Lewis: And another thing you touched on is that sometimes your specialism in data science chooses you. If I were a business exec, are you also saying that one data scientist might be different from another, or they all do the same thing?

No, no. They're all a little different. I mean, there are some basic tools every data scientist should have. For now, the common language we all use is Python. So you should know Python and Pi Torch and Tensor flow. You should know the basis of a lot of the current algorithms we use, understand what backpropagation does, what the different neural networks that are popular, and it is really popular, they come and go, but, you know, read the literature, stay up to date on the acronyms that people are using these days. But every data scientist or every, maybe every person should find that one thing that they really feel drawn to, and part of it is just a matter of enjoying your life, but it's more than that if you take two people of the same talent and they both put in the same amount of effort, but one of them enjoys it, the other one doesn't. The one that enjoys it will become better. I think it's because there has been some work that shows that dopamine is released when you enjoy something, and dopamine is involved in memory pathways.
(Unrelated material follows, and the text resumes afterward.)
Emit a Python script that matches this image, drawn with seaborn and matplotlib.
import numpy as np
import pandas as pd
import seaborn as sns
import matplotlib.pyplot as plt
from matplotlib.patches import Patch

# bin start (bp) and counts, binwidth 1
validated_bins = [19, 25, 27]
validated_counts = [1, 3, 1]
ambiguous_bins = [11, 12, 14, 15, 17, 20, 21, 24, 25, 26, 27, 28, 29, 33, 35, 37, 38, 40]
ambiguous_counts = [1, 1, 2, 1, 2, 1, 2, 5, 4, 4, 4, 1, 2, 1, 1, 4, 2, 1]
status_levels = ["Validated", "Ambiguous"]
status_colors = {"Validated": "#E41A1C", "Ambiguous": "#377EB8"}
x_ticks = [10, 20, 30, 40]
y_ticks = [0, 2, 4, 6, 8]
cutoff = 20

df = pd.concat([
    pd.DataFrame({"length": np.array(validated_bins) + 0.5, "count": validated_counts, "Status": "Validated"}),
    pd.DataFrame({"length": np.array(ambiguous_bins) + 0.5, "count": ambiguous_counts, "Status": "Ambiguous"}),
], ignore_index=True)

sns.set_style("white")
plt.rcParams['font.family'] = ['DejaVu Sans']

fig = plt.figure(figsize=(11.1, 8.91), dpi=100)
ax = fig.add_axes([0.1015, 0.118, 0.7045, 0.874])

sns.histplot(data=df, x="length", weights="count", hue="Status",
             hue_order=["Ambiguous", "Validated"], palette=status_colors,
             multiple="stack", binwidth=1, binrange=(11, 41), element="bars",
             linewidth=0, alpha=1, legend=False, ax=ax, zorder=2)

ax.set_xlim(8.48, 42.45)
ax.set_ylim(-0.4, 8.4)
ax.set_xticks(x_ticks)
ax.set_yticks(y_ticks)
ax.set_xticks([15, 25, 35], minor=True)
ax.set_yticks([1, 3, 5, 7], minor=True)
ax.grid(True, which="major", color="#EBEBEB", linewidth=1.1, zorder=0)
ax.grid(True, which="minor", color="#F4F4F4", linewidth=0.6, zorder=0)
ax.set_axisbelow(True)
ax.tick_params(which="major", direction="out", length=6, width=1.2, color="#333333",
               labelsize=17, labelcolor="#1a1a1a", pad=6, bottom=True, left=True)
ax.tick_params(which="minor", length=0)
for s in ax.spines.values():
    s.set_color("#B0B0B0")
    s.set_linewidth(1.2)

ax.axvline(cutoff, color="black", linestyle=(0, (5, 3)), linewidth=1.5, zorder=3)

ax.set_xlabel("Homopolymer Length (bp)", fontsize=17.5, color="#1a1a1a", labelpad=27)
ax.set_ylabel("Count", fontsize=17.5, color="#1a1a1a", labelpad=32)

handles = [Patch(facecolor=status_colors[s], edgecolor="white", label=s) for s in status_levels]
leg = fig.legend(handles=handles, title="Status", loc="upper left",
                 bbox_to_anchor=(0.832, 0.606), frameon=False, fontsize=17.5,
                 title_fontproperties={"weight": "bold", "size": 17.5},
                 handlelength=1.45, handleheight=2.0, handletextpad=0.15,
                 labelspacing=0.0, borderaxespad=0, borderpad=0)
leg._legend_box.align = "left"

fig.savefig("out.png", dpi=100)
Lewis: So I'm intrigued then, because to become a good data science leader, it doesn't just take being a good scientist.

Graham: You've got to fall in love with the subject, you don't want to be the kind of data scientist who never looks at the data. You're going to fall in love with the data. What are the shapes of the data? So topology is an old field of mathematics, it's been around for a long time, but it turns out topology is one of the most important ones in data science.